Supporting the national strike against cuts today in London

Having spent Monday at the Coalition of Resistance office calling up volunteers to help distribute placards today at the SERTUC (South East Region TUC) rally at Lincoln's Inn Fields in central London, I will be down there today distributing those same placards. The Green Party is affiliated to COR and several prominent Greens, including me, are on COR's national steering committee. The rally is timed for 12 noon and then there will be a march down to Embankment. I will also be marching with 'Queers Against the Cuts' the LGBT group, which is campaigning against the cuts agenda. The Green Party Trade Union Group will also have a stall positioned beside COR's and we will be working together.

I went to the very well attended 'Eurozone in Meltdown' meeting on Monday night, organised by COR, where we heard some very good speakers, including the Assistant General Secretary of the NUT, and speakers from both Italy and Greece, giving accounts of what is really happening there on the ground. One of the contributions from the floor was from a woman teacher in Camden, who described how the children in her class spontaneously started producing banners and materials for today's demonstration because they recognise that those marching today to protect our public services and against cuts are also marching for their future. As Kevin Courtney, the NUT Asst General Secretary, said at the meeting: "They wonder why there is so much youth unemployment, yet they are calling on older workers to work for many more years."

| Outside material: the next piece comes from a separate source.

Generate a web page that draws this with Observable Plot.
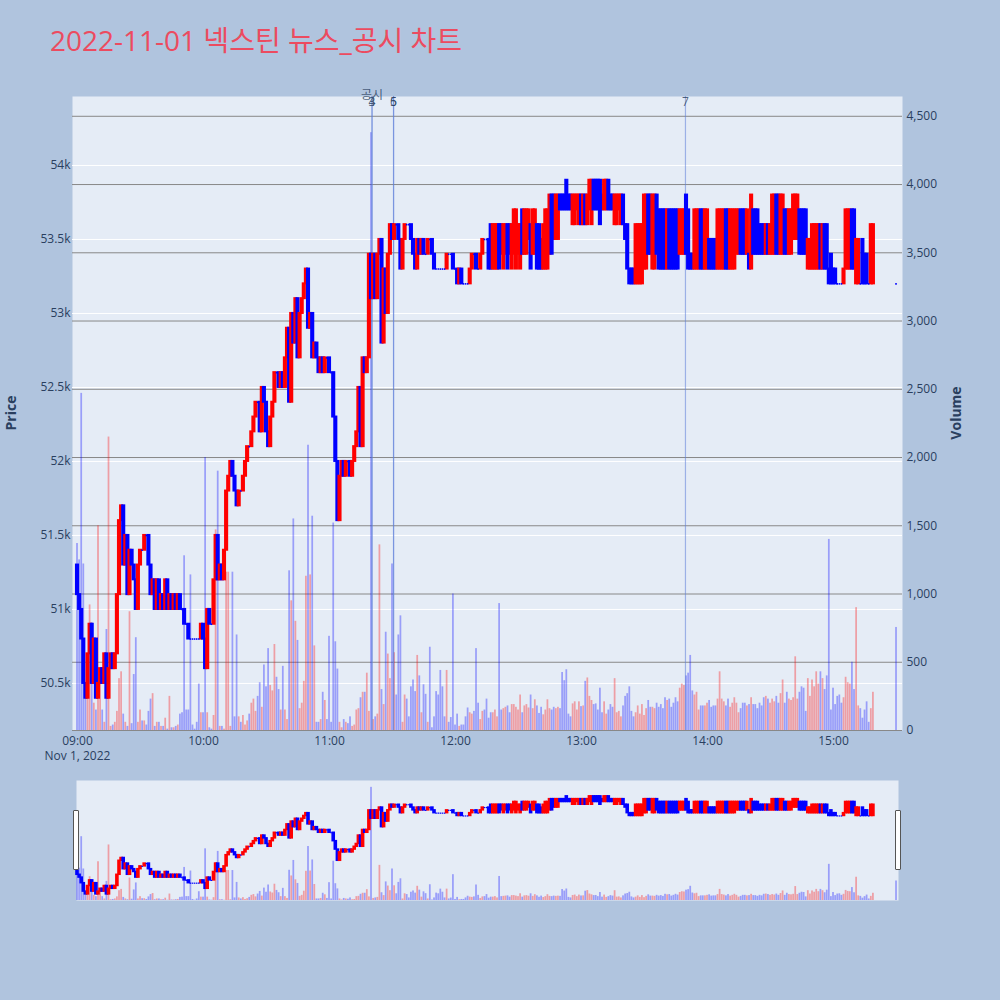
<!DOCTYPE html>
<html>
<head>
<meta charset="utf-8">
<script src="https://cdn.jsdelivr.net/npm/d3@7"></script>
<script src="https://cdn.jsdelivr.net/npm/@observablehq/plot@0.6"></script>
<style>
  html, body { margin: 0; padding: 0; background: #b0c4de; }
  #wrap { position: relative; width: 1000px; height: 1000px; background: #b0c4de; font-family: "Open Sans", "Noto Sans CJK KR", sans-serif; overflow: hidden; }
  #title { position: absolute; left: 50px; top: 26px; font-size: 28px; line-height: 28px; color: #ec4b60; white-space: nowrap; font-family: "Open Sans", "Noto Sans CJK KR", sans-serif; }
  .axtitle { position: absolute; font-weight: bold; font-size: 14px; color: #2a3f5f; transform: translate(-50%, -50%) rotate(-90deg); white-space: nowrap; }
  .handle { position: absolute; width: 4px; height: 58px; background: #fff; border: 1px solid #555; border-radius: 1px; }
</style>
</head>
<body>
<div id="wrap">
  <div id="title">2022-11-01 넥스틴 뉴스_공시 차트</div>
  <div class="axtitle" style="left:10px; top:413px;">Price</div>
  <div class="axtitle" style="left:955px; top:413px;">Volume</div>
</div>
<script>
// ---------------- DATA ----------------
// one candle per minute from 09:00 to 15:19; prices in units of 100 won
const open100 = [
  513,511,510,508,505,504,507,509,505,508,
  504,505,506,505,507,504,506,507,506,507,
  511,516,517,513,515,511,514,513,512,510,
  513,514,514,515,515,513,511,512,510,512,
  510,511,510,512,510,511,510,511,510,511,
  510,510,509,509,508,508,508,508,508,508,
  509,508,506,510,509,509,512,515,512,513,
  512,514,518,519,520,519,518,517,518,518,
  519,520,521,521,522,523,524,524,522,525,
  524,522,521,523,524,526,526,525,526,525,
  527,529,524,530,528,531,527,530,531,532,
  533,529,530,527,528,527,526,527,526,527,
  527,526,526,523,520,516,519,520,519,520,
  520,519,520,521,522,525,521,527,526,527,
  534,531,534,531,534,535,528,533,530,534,
  536,535,536,536,535,533,535,536,536,536,
  535,534,533,535,534,535,534,534,535,535,
  534,533,533,533,533,533,533,534,534,534,
  533,533,532,533,532,532,532,532,533,534,
  534,533,533,534,535,535,535,536,533,533,
  533,536,536,533,534,536,536,533,534,533,
  534,533,537,534,534,535,536,534,534,536,
  536,535,533,533,533,534,538,538,535,535,
  538,538,538,539,538,538,536,536,537,536,
  538,536,538,536,537,536,539,539,539,539,
  538,537,537,539,538,538,536,536,537,536,
  538,536,536,533,533,533,532,532,532,532,
  533,533,538,538,533,533,538,537,537,537,
  537,533,537,537,537,537,537,534,534,534,
  538,537,534,534,533,533,533,537,537,533,
  533,535,535,535,535,533,533,533,533,537,
  537,533,533,533,534,534,537,537,537,534,
  534,533,537,537,537,536,536,536,534,536,
  534,534,534,538,538,534,534,537,537,534,
  534,535,535,535,537,537,537,537,533,533,
  533,533,533,533,536,533,536,536,533,534,
  533,533,532,532,532,532,533,533,533,537,
  537,532,532,532,535,534,534,532,532,532
];
const close100 = [
  511,510,508,505,504,507,509,505,508,504,
  505,506,505,507,504,506,507,506,507,511,
  516,517,513,515,511,514,513,512,510,513,
  514,514,515,515,513,511,512,510,512,510,
  511,510,512,510,511,510,511,510,511,510,
  510,509,509,508,508,508,508,508,508,509,
  508,506,510,509,509,512,515,512,513,512,
  514,518,519,520,519,518,517,518,518,519,
  520,521,521,522,523,524,524,522,525,524,
  522,521,523,524,526,526,525,526,525,527,
  529,524,530,528,531,527,530,531,532,533,
  529,530,527,528,527,526,527,526,527,527,
  526,526,523,520,516,519,520,519,520,520,
  519,520,521,522,525,521,527,526,527,534,
  531,534,531,534,535,528,533,530,534,536,
  535,536,536,535,533,535,536,536,536,535,
  534,533,535,534,535,534,534,535,535,534,
  533,533,533,533,533,533,534,534,534,533,
  533,532,533,532,532,532,532,533,534,534,
  533,533,534,535,535,535,533,533,536,536,
  536,533,534,536,536,533,534,536,537,537,
  536,536,534,537,537,537,533,537,537,533,
  533,533,536,537,537,538,534,535,538,538,
  537,537,537,537,537,537,538,538,538,538,
  536,538,536,538,539,539,537,537,537,536,
  537,539,539,537,537,537,538,538,538,538,
  536,535,533,532,532,532,536,536,536,536,
  538,538,534,534,538,538,534,533,533,533,
  533,537,533,533,533,533,533,537,537,537,
  534,533,533,533,537,537,537,533,533,537,
  537,533,533,533,533,537,537,537,537,533,
  533,537,537,537,537,537,534,534,534,537,
  533,538,534,534,534,534,534,534,536,534,
  536,538,538,534,534,538,538,534,534,537,
  537,538,538,538,534,534,534,534,535,535,
  536,536,536,536,533,536,533,533,532,532,
  532,532,532,532,532,533,537,537,537,533,
  533,535,535,532,532,532,532,532,536,536
];
const volumes = [
  1370,1250,2470,1220,300,530,920,790,200,150,
  1500,340,150,60,740,2150,30,40,60,140,
  380,430,120,60,30,870,50,410,680,60,
  150,70,70,40,140,230,270,30,60,60,
  30,30,90,10,250,20,20,30,40,120,
  130,1280,150,150,1140,40,10,60,340,130,
  130,2000,130,20,10,110,1470,1900,30,30,
  10,1160,1160,30,1160,100,700,100,60,110,
  40,70,120,200,230,140,250,350,170,480,
  320,600,330,290,630,390,300,150,470,150,
  80,1170,950,1550,800,660,160,200,360,1130,
  2090,1140,1570,620,60,60,80,280,220,80,
  690,60,1520,650,450,60,20,80,60,50,
  100,30,40,150,160,240,280,280,420,140,
  4380,80,100,120,1360,300,190,720,560,380,
  1220,570,260,700,840,60,260,230,100,320,
  370,285,550,400,130,335,265,60,610,20,
  100,285,260,440,320,100,440,60,95,1000,
  40,120,30,40,40,100,165,130,120,140,
  600,200,80,140,150,230,90,130,130,150,
  100,930,150,160,170,180,130,190,190,170,
  150,260,130,180,190,165,260,160,225,180,
  125,170,115,150,225,160,150,170,160,170,
  160,425,365,445,120,100,195,210,150,210,
  175,180,360,385,250,220,190,195,150,310,
  130,210,120,150,190,170,380,130,140,100,
  180,250,270,320,140,100,130,180,120,190,
  110,160,220,170,170,160,200,170,190,160,
  240,220,230,170,200,240,210,310,340,330,
  400,420,550,290,260,280,150,180,180,180,
  200,220,170,180,180,230,430,230,210,180,
  230,170,200,240,200,130,160,200,200,180,
  190,240,190,190,160,200,180,240,250,230,
  200,230,210,250,200,270,370,200,280,230,
  220,240,540,230,280,320,310,140,380,250,
  370,320,430,340,430,380,300,400,1400,150,
  310,190,250,260,200,240,390,350,340,500,
  300,900,180,160,90,150,210,60,160,280
];
// closing auction print at 15:30
const auctionTime = "15:30";
const auctionPrice100 = 532;
const auctionVolume = 755;

// news / disclosure markers
const newsTimes  = ["11:20:15", "11:20:15", "11:30:30", "11:30:30", "13:49:30"];
const newsLabels = ["3", "4", "5", "6", "7"];
const newsHeadTime = "11:20:15";
const newsHeadText = "공시";

const priceTicks = [50500, 51000, 51500, 52000, 52500, 53000, 53500, 54000];
const volumeTicks = [0, 500, 1000, 1500, 2000, 2500, 3000, 3500, 4000, 4500];
const hourTicks = ["09:00", "10:00", "11:00", "12:00", "13:00", "14:00", "15:00"];
const dateLabel = "Nov 1, 2022";

// ---------------- BUILD ----------------
const T = (hms) => { const [h, m, s] = hms.split(":").map(Number); return new Date(Date.UTC(2022, 10, 1, h, m, s || 0)); };
const rows = close100.map((c, i) => ({
  time: new Date(Date.UTC(2022, 10, 1, 9, i)),
  open: open100[i] * 100,
  close: c * 100,
  volume: volumes[i]
}));
rows.push({ time: T(auctionTime), open: auctionPrice100 * 100, close: auctionPrice100 * 100, volume: auctionVolume });
const news = newsTimes.map((s, i) => ({ time: T(s), label: newsLabels[i] }));
const hours = hourTicks.map(T);

const UP = "#ff0000", DOWN = "#0000ff";
const dirColor = d => d.close > d.open ? UP : DOWN;
const shift = (d, s) => new Date(+d.time + s * 1000);

const W = 1000, ML = 72, MR = 98;
const xDomain = [T("08:57:37"), T("15:32:51")];
const priceDomain = [50182, 54466];
const volDomain = [0, 4645];
const FONT = '"Open Sans", "Noto Sans CJK KR", sans-serif';

function cfg(top, height, mt, mb, yDomain, marks) {
  return {
    width: W, height, marginLeft: ML, marginRight: MR, marginTop: mt, marginBottom: mb,
    x: { type: "utc", domain: xDomain, axis: null },
    y: { domain: yDomain, axis: null },
    color: { type: "identity" },
    style: { position: "absolute", left: "0px", top: top + "px", background: "transparent", overflow: "visible",
             fontFamily: FONT, fontSize: "12px", color: "#2a3f5f" },
    marks
  };
}

function candleMarks(lineW, dojiWidth) {
  return [
    Plot.rect(rows.filter(d => d.open !== d.close), {
      x1: d => shift(d, -30), x2: d => shift(d, 30), y1: "open", y2: "close",
      fill: dirColor, stroke: dirColor, strokeWidth: lineW
    }),
    Plot.ruleY(rows.filter(d => d.open === d.close), {
      x1: d => shift(d, -22), x2: d => shift(d, 22), y: "close", stroke: DOWN, strokeWidth: dojiWidth
    })
  ];
}
function volumeMarks() {
  return Plot.rectY(rows, {
    x1: d => shift(d, -25), x2: d => shift(d, 25), y: "volume", fill: dirColor, fillOpacity: 0.33
  });
}

const wrap = document.getElementById("wrap");
const H = 780, MT = 96, MB = 50;

// Layer 1: background, price grid & axes
wrap.appendChild(Plot.plot(cfg(0, H, MT, MB, priceDomain, [
  Plot.frame({ fill: "#e5ecf6", stroke: null }),
  Plot.gridY(priceTicks, { stroke: "#ffffff", strokeOpacity: 1, strokeWidth: 1 }),
  Plot.axisY(priceTicks, { anchor: "left", tickSize: 0, tickPadding: 2, label: null, tickFormat: d => (d / 1000) + "k" }),
  Plot.axisX(hours, { anchor: "bottom", tickSize: 0, tickPadding: 6, label: null, tickFormat: d3.utcFormat("%H:%M") }),
  Plot.text([hours[0]], { x: d => d, text: () => dateLabel, frameAnchor: "bottom", lineAnchor: "top", dy: 21, fill: "#2a3f5f" })
])));

// Layer 2: volume grid, axis, bars, news lines
wrap.appendChild(Plot.plot(cfg(0, H, MT, MB, volDomain, [
  Plot.gridY(volumeTicks, { stroke: "#888888", strokeOpacity: 1, strokeWidth: 1 }),
  Plot.axisY(volumeTicks, { anchor: "right", tickSize: 0, tickPadding: 4, label: null }),
  volumeMarks(),
  Plot.ruleX(news, { x: "time", stroke: "#5f7fd8", strokeOpacity: 0.55, strokeWidth: 1.2 }),
  Plot.text(news, { x: "time", text: "label", frameAnchor: "top", dy: 1, fill: "#2a3f5f", fillOpacity: 0.8 }),
  Plot.text([T(newsHeadTime)], { x: d => d, text: () => newsHeadText, frameAnchor: "top", dy: -6, fill: "#2a3f5f", fillOpacity: 0.8 })
])));

// Layer 3: candles
wrap.appendChild(Plot.plot(cfg(0, H, MT, MB, priceDomain, candleMarks(2, 1.6))));

// Range slider
wrap.appendChild(Plot.plot(cfg(780, 120, 0, 0, volDomain, [
  Plot.frame({ fill: "#e5ecf6", stroke: null, insetLeft: 4, insetRight: 4 }),
  volumeMarks()
])));
wrap.appendChild(Plot.plot(cfg(780, 120, 0, 0, priceDomain, candleMarks(1.5, 1.2))));

const h1 = document.createElement("div"); h1.className = "handle"; h1.style.left = "73px"; h1.style.top = "810px"; wrap.appendChild(h1);
const h2 = document.createElement("div"); h2.className = "handle"; h2.style.left = "895px"; h2.style.top = "810px"; wrap.appendChild(h2);
</script>
</body>
</html>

The news yesterday from Osborne's Autumn Statement is effectively that the Tories and their Lib Dem allies have declared class war on all those working in the public sector, pensioners and the unemployed. The statement that there will be years of cuts and austerity ahead, with no sign of real government intervention to create jobs or build a green economy means, in effect, as many journalists have stated, a lost decade. Some even speculate that it could mean two lost decades. The real impact of this on the lives of those plunged into poverty and unemployment is incalculable. And as Will Hutton said last night on BBC News, this could be worse that the 30s.

I am not on strike today, as I work in the voluntary sector, where we do not even get a pension of any kind, but this strike is far wider than protecting public sector pensions - important enough as that is - but is also the struggle to protect public services against the cuts. That is the reason why I have taken a day off work to march alongside all of those who are fighting for the real "big society". As Thoreau said: "Justice is sweet and musical; but injustice is harsh and discordant." And harsh and discordant sounds are what we are hearing from this government of the bankers, by the bnakers and for the bankers.